O que se vê aqui é um registro amplo de sua vida, com detalhes sobre vários aspectos, incluindo o que ele comia, o que conversava com os amigos e também com quem ele se relacionava romanticamente. Mas nada muito explícito com relação aos namorados, abordando apenas o modo como o artista se sentia.
Como Warhol telefonava para Pat todas as manhãs, para contar o que tinha acontecido no dia anterior, tudo dá uma ideia de como era a sua vida, além de oferecer a sua visão do mundo e da própria arte. E nas palavras do próprio.
Muitos dos relatos correspondem ao que ele fazia na noite de Nova York, quase sempre na companhia de figuras da cena artística e também gay. “Estou cansado de pessoas elegantes. Só quero estar com os jovens”, conta aqui o artista, que era conhecido por um estilo nada convencional.
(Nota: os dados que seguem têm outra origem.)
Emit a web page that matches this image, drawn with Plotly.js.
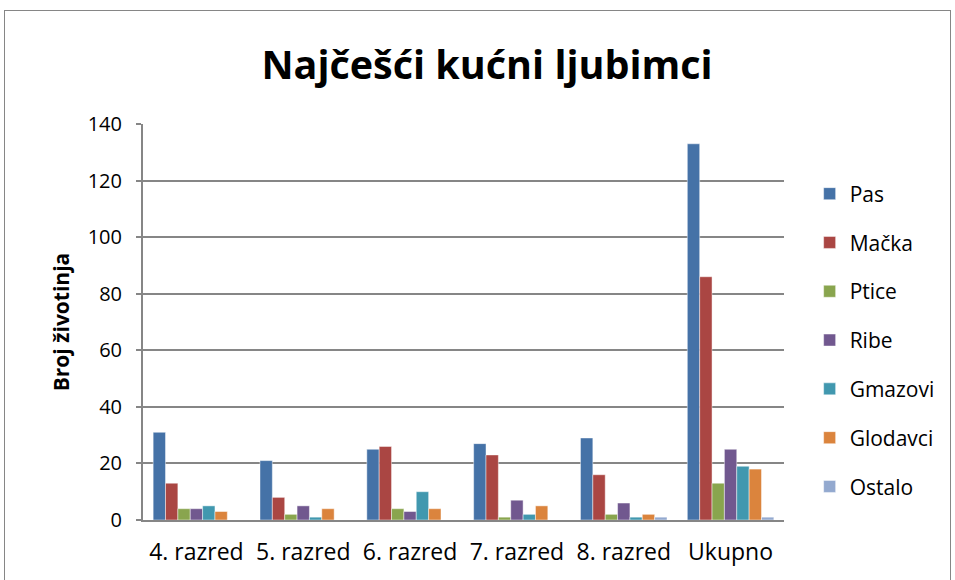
<!DOCTYPE html>
<html>
<head>
<meta charset="utf-8">
<script src="https://cdn.plot.ly/plotly-3.0.1.min.js"></script>
<style>
  body { margin: 0; background: #fff; }
  #myPlot { width: 955px; height: 580px; }
  #frame { position: absolute; left: 4px; top: 10px; width: 945px; height: 600px;
           border: 1px solid #868686; pointer-events: none; }
</style>
</head>
<body>
<div id="myPlot"></div>
<div id="frame"></div>
<script>
const razredi = ['4. razred', '5. razred', '6. razred', '7. razred', '8. razred', 'Ukupno'];
const pas      = [31, 21, 25, 27, 29, 133];
const macka    = [13, 8, 26, 23, 16, 86];
const ptice    = [4, 2, 4, 1, 2, 13];
const ribe     = [4, 5, 3, 7, 6, 25];
const gmazovi  = [5, 1, 10, 2, 1, 19];
const glodavci = [3, 4, 4, 5, 2, 18];
const ostalo   = [0, 0, 0, 0, 1, 1];

const series = [
  ['Pas', pas, '#4572A7'],
  ['Mačka', macka, '#AA4643'],
  ['Ptice', ptice, '#89A54E'],
  ['Ribe', ribe, '#71588F'],
  ['Gmazovi', gmazovi, '#4198AF'],
  ['Glodavci', glodavci, '#DB843D'],
  ['Ostalo', ostalo, '#93A9CF']
];

const data = series.map(function (s) {
  return {
    type: 'bar',
    name: s[0],
    x: razredi,
    y: s[1],
    legendgroup: s[0],
    marker: { color: s[2], line: { color: 'rgba(255,255,255,0.45)', width: 1 } }
  };
});

const layout = {
  width: 955,
  height: 580,
  margin: { l: 143, r: 171, t: 124, b: 60 },
  paper_bgcolor: '#fff',
  plot_bgcolor: '#fff',
  font: { family: 'Open Sans, Noto Sans, sans-serif', color: '#000' },
  title: {
    text: '<b>Najčešći kućni ljubimci</b>',
    font: { size: 39.5, family: 'Open Sans, sans-serif', color: '#000' },
    x: 0.51, xanchor: 'center', y: 0.888, yanchor: 'middle'
  },
  barmode: 'group',
  bargap: 0.19,
  bargroupgap: 0,
  showlegend: true,
  legend: {
    x: 1.04, xanchor: 'left', y: 0.875, yanchor: 'top',
    font: { size: 21 },
    tracegroupgap: 18.5,
    itemwidth: 30
  },
  xaxis: {
    showline: true, linecolor: '#868686', linewidth: 2,
    ticks: '', tickfont: { size: 23 },
    ticklabelstandoff: 10,
    showgrid: false
  },
  yaxis: {
    range: [0, 140], dtick: 20,
    showline: true, linecolor: '#868686', linewidth: 2,
    ticks: 'outside', ticklen: 5, tickcolor: '#868686', tickwidth: 2,
    ticklabelstandoff: 10,
    gridcolor: '#868686', gridwidth: 2,
    tickfont: { size: 20 },
    zeroline: false,
    title: { text: '<b>Broj životinja</b>', font: { size: 21 }, standoff: 12 }
  }
};

Plotly.newPlot('myPlot', data, layout, { displayModeBar: false });
</script>
</body>
</html>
Ele ainda era fascinado por celebridades (de preferência, jovens) e pela energia erótica da juventude.
“Andy Warhol era obcecado por famosos, pela fama e pelas diferentes qualidades e hierarquias desse meio. Ele teria amado os dias de hoje por causa do show de horrores que é a cultura contemporânea”, diz o ator Rob Lowe, na série.
O ator conheceu o artista em 1983, quando foi entrevistado para a “Interview”, revista com revelações íntimas de celebridades, intelectuais ou milionários fundada por Warhol, em 1969. Na época, a publicação era a que melhor dava ao leitor a sensação de proximidade com o entrevistado, um modelo que muitas revistas copiaram depois.
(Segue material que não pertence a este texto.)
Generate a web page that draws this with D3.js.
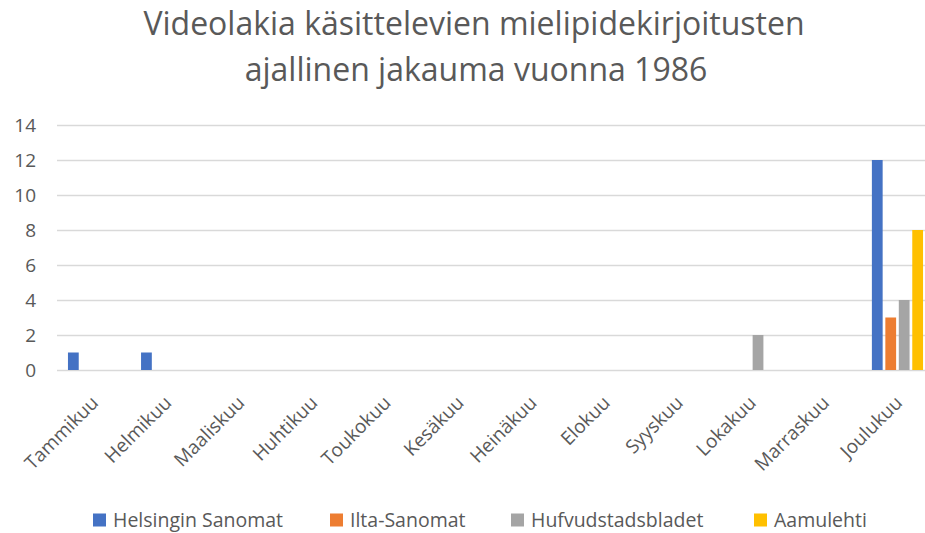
<!DOCTYPE html>
<html>
<head>
<meta charset="UTF-8">
<script src="https://d3js.org/d3.v7.min.js"></script>
<style>
  body { margin: 0; background: #fff; }
  svg { font-family: "Open Sans", sans-serif; }
  .grid line { stroke: #d9d9d9; stroke-width: 1.5; }
  .grid .domain { display: none; }
  .txt { fill: #595959; }
</style>
</head>
<body>
<svg width="925" height="533"></svg>
<script>
  var months = ["Tammikuu", "Helmikuu", "Maaliskuu", "Huhtikuu", "Toukokuu", "Kesäkuu",
                "Heinäkuu", "Elokuu", "Syyskuu", "Lokakuu", "Marraskuu", "Joulukuu"]
  var seriesNames = ["Helsingin Sanomat", "Ilta-Sanomat", "Hufvudstadsbladet", "Aamulehti"]
  var helsinginSanomat  = [1, 1, 0, 0, 0, 0, 0, 0, 0, 0, 0, 12]
  var iltaSanomat       = [0, 0, 0, 0, 0, 0, 0, 0, 0, 0, 0, 3]
  var hufvudstadsbladet = [0, 0, 0, 0, 0, 0, 0, 0, 0, 2, 0, 4]
  var aamulehti         = [0, 0, 0, 0, 0, 0, 0, 0, 0, 0, 0, 8]
  var yTicks = [0, 2, 4, 6, 8, 10, 12, 14]
  var colors = ["#4472c4", "#ed7d31", "#a5a5a5", "#ffc000"]

  var values = [helsinginSanomat, iltaSanomat, hufvudstadsbladet, aamulehti]

  var svg = d3.select("svg")

  // plot area (the right side is cut off in the original picture)
  var plotLeft = 57, plotRight = 934, plotTop = 125, plotBottom = 370

  var x0 = d3.scaleBand().domain(months).range([plotLeft, plotRight]).padding(0)
  var bw = x0.bandwidth()
  var x1 = d3.scaleBand().domain(seriesNames).range([bw * 0.15, bw * 0.85]).paddingInner(0.2)
  var y = d3.scaleLinear().domain([0, 14]).range([plotBottom, plotTop])

  // title
  svg.append("text").attr("class", "txt")
    .attr("x", 474).attr("y", 35)
    .attr("text-anchor", "middle").style("font-size", "32px")
    .text("Videolakia käsittelevien mielipidekirjoitusten")
  svg.append("text").attr("class", "txt")
    .attr("x", 476).attr("y", 81)
    .attr("text-anchor", "middle").style("font-size", "32px")
    .text("ajallinen jakauma vuonna 1986")

  // gridlines
  svg.append("g").attr("class", "grid")
    .attr("transform", "translate(" + plotLeft + ",0)")
    .call(d3.axisLeft(y).tickValues(yTicks).tickSize(-(plotRight - plotLeft)).tickFormat(""))

  // y labels
  svg.selectAll(".ylab").data(yTicks).enter().append("text")
    .attr("class", "txt ylab")
    .attr("x", 36)
    .attr("y", function(d) { return y(d) })
    .attr("dy", "0.35em")
    .attr("text-anchor", "end")
    .style("font-size", "19px")
    .text(function(d) { return d })

  // bars
  var groups = svg.selectAll(".grp").data(months).enter().append("g")
    .attr("class", "grp")
    .attr("transform", function(d) { return "translate(" + x0(d) + ",0)" })

  groups.selectAll("rect")
    .data(function(m, i) {
      return seriesNames.map(function(s, j) { return { s: s, v: values[j][i], c: colors[j] } })
    })
    .enter().append("rect")
    .filter(function(d) { return d.v > 0 })
    .attr("x", function(d) { return x1(d.s) })
    .attr("width", x1.bandwidth())
    .attr("y", function(d) { return y(d.v) })
    .attr("height", function(d) { return y(0) - y(d.v) })
    .attr("fill", function(d) { return d.c })

  // x labels
  svg.selectAll(".xlab").data(months).enter().append("text")
    .attr("class", "txt xlab")
    .attr("text-anchor", "end")
    .style("font-size", "19px")
    .attr("transform", function(d) {
      return "translate(" + (x0(d) + bw / 2 + 6) + ",404) rotate(-45)"
    })
    .text(function(d) { return d })

  // legend
  var legendX = [93, 330, 511, 754]
  var legend = svg.selectAll(".leg").data(seriesNames).enter().append("g")
    .attr("class", "leg")
    .attr("transform", function(d, i) { return "translate(" + legendX[i] + ",520)" })
  legend.append("rect")
    .attr("x", 0).attr("y", -6.5).attr("width", 13).attr("height", 13)
    .attr("fill", function(d, i) { return colors[i] })
  legend.append("text").attr("class", "txt")
    .attr("x", 20).attr("y", 6.5)
    .style("font-size", "19.5px")
    .text(function(d) { return d })
</script>
</body>
</html>
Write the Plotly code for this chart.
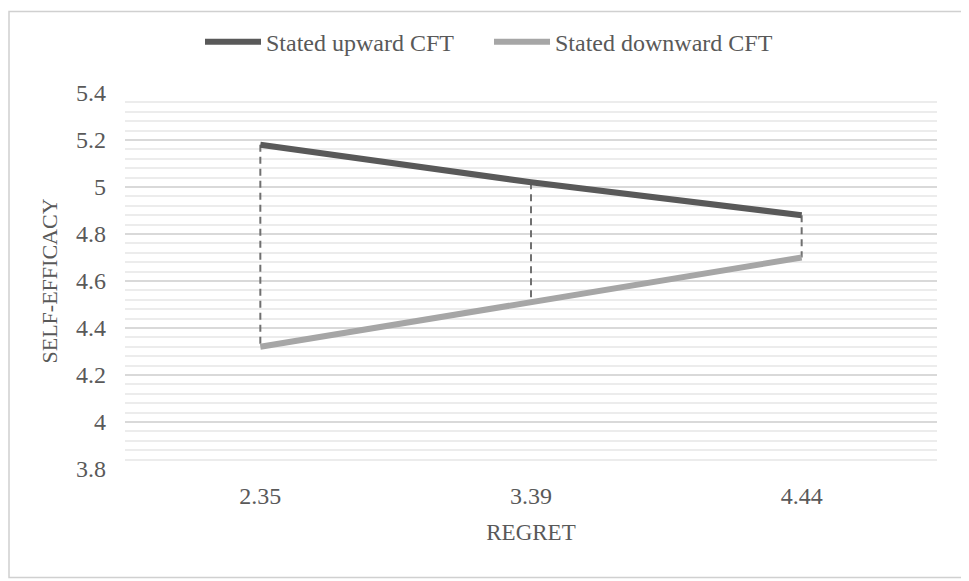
import plotly.graph_objects as go

categories = ["2.35", "3.39", "4.44"]
upward = [5.18, 5.02, 4.88]
downward = [4.32, 4.51, 4.70]
y_ticks = [3.8, 4, 4.2, 4.4, 4.6, 4.8, 5, 5.2, 5.4]
y_tick_labels = ["3.8", "4", "4.2", "4.4", "4.6", "4.8", "5", "5.2", "5.4"]

# page body has an 8px margin; figure spans page pixels 8..969 x 8..581
OFF = 8
W, H = 969 - OFF, 581 - OFF
ml, mr, mt, mb = 125 - OFF, 32, 91 - OFF, 112
pw, ph = W - ml - mr, H - mt - mb

font = "Liberation Serif"
txt = "#595959"

fig = go.Figure()

# dashed connectors
dx, dy = [], []
for c, u, d in zip(categories, upward, downward):
    dx += [c, c, None]
    dy += [u, d, None]
fig.add_trace(go.Scatter(x=dx, y=dy, mode="lines", showlegend=False, hoverinfo="skip",
                         line=dict(color="#707070", width=2, dash="7px,5px")))

fig.add_trace(go.Scatter(x=categories, y=upward, mode="lines", name="Stated upward CFT",
                         line=dict(color="#595959", width=6)))
fig.add_trace(go.Scatter(x=categories, y=downward, mode="lines", name="Stated downward CFT",
                         line=dict(color="#a6a6a6", width=6)))

def px_to_paper_x(px):
    return (px - OFF - ml) / pw

def px_to_paper_y(py):
    return (H - mb - (py - OFF)) / ph

fig.add_shape(type="rect", xref="paper", yref="paper",
              x0=px_to_paper_x(9), x1=px_to_paper_x(964),
              y0=px_to_paper_y(578), y1=px_to_paper_y(9),
              line=dict(color="#d0d0d0", width=1.5), fillcolor="rgba(0,0,0,0)", layer="below")

fig.update_layout(
    width=W, height=H,
    margin=dict(l=ml, r=mr, t=mt, b=mb),
    paper_bgcolor="white", plot_bgcolor="white",
    font=dict(family=font, size=23, color=txt),
    legend=dict(orientation="h", x=px_to_paper_x(200), xanchor="left", y=px_to_paper_y(40), yanchor="middle",
                font=dict(family=font, size=24, color=txt), itemwidth=56, tracegroupgap=0,
                entrywidth=218, entrywidthmode="pixels"),
    xaxis=dict(type="category", range=[-0.5, 2.5], showgrid=False, showline=False, ticks="",
               zeroline=False, ticklabelstandoff=10,
               title=dict(text="REGRET", font=dict(family=font, size=23, color=txt), standoff=15),
               tickfont=dict(family=font, size=24, color=txt)),
    yaxis=dict(range=[3.8, 5.4], tickvals=y_ticks, ticktext=y_tick_labels,
               showgrid=True, gridcolor="#d9d9d9", gridwidth=2, zeroline=False, showline=False,
               ticks="", ticklen=0, ticklabelstandoff=18,
               tickfont=dict(family=font, size=24, color=txt),
               title=dict(text="SELF-EFFICACY", font=dict(family=font, size=22, color=txt), standoff=12),
               minor=dict(dtick=0.04, tick0=3.8, showgrid=True, gridcolor="#ececec", gridwidth=2)),
    showlegend=True,
)

fig.write_html("out.html")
“O que amo na arte de Andy é o fato de não ser só a pintura. Era uma noção ampliada do que o artista poderia ser, do que uma figura cultural poderia ser. Assim, Andy não criava apenas arte. Criava uma cultura contemporânea”, afirma o galerista Jeffrey Deitch.
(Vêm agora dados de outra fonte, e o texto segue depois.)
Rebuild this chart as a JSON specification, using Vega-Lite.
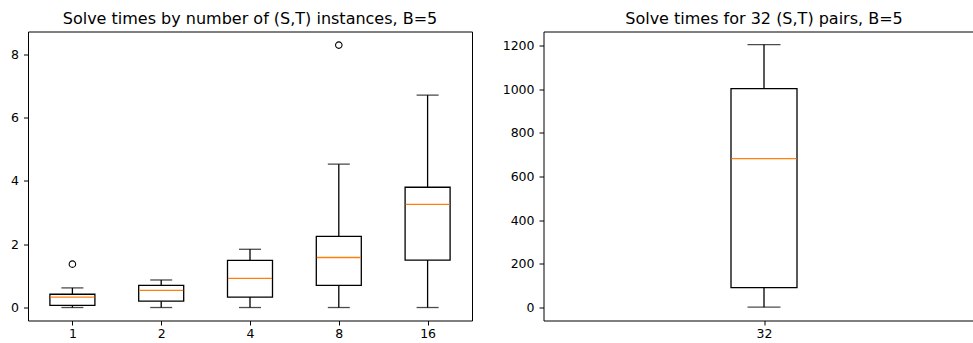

Vários outros amigos e profissionais do mundo da arte e do entretenimento também dão depoimentos. Entre eles estão a modelo Jerry Hall, a cantora Debbie Harry e a atriz Mariel Hemingway, que tiveram seus retratos pintados por Warhol, a partir de fotografias de polaroides impressas. A mesma técnica foi empregada no célebre quadro de Marilyn Monroe (1962), em uma homenagem póstuma.
Os testemunhos gravados para a série produzida por Ryan Murphy e dirigida por Andrew Rossi ajudam a entender o artista e, consequentemente, o seu trabalho. Até porque Warhol gostava de criar muito mistério sobre si mesmo, respondendo laconicamente aos jornalistas que o entrevistavam.
Inicialmente, o artista dava a impressão de ser assexual, encorajando todos a pensarem o mesmo. Mas os relatos revelam que ele era gay, ao falar apaixonadamente nos seus diários do designer de interiores Jed Johnson, do executivo da Paramount Pictures Jon Gould e do pintor Jean-Michel Basquiat.
“Existia algo sobre Warhol que ele queria esconder. Mas nos diários há momentos em que ele para de encenar, dando pistas de relacionamentos íntimos e paixões”, diz Jessica Beck, curadora do museu The Andy Warhol. “Acho que a biografia do artista é importante para o entendimento de sua arte porque a intimidade e a singularidade estão sempre presentes em seu trabalho.”
Nos diários, há divagações do próprio artista sobre o que a sua obra representava. “Você se transforma em um negócio. E tudo deixa de ser só diversão. Daí você se pergunta: o que é a arte? É algo que sai de dentro de você? Ou é só um produto?”, questiona Warhol aqui, aparentemente sem se dar conta de que seria eternizado como um dos artistas mais influentes do século 20.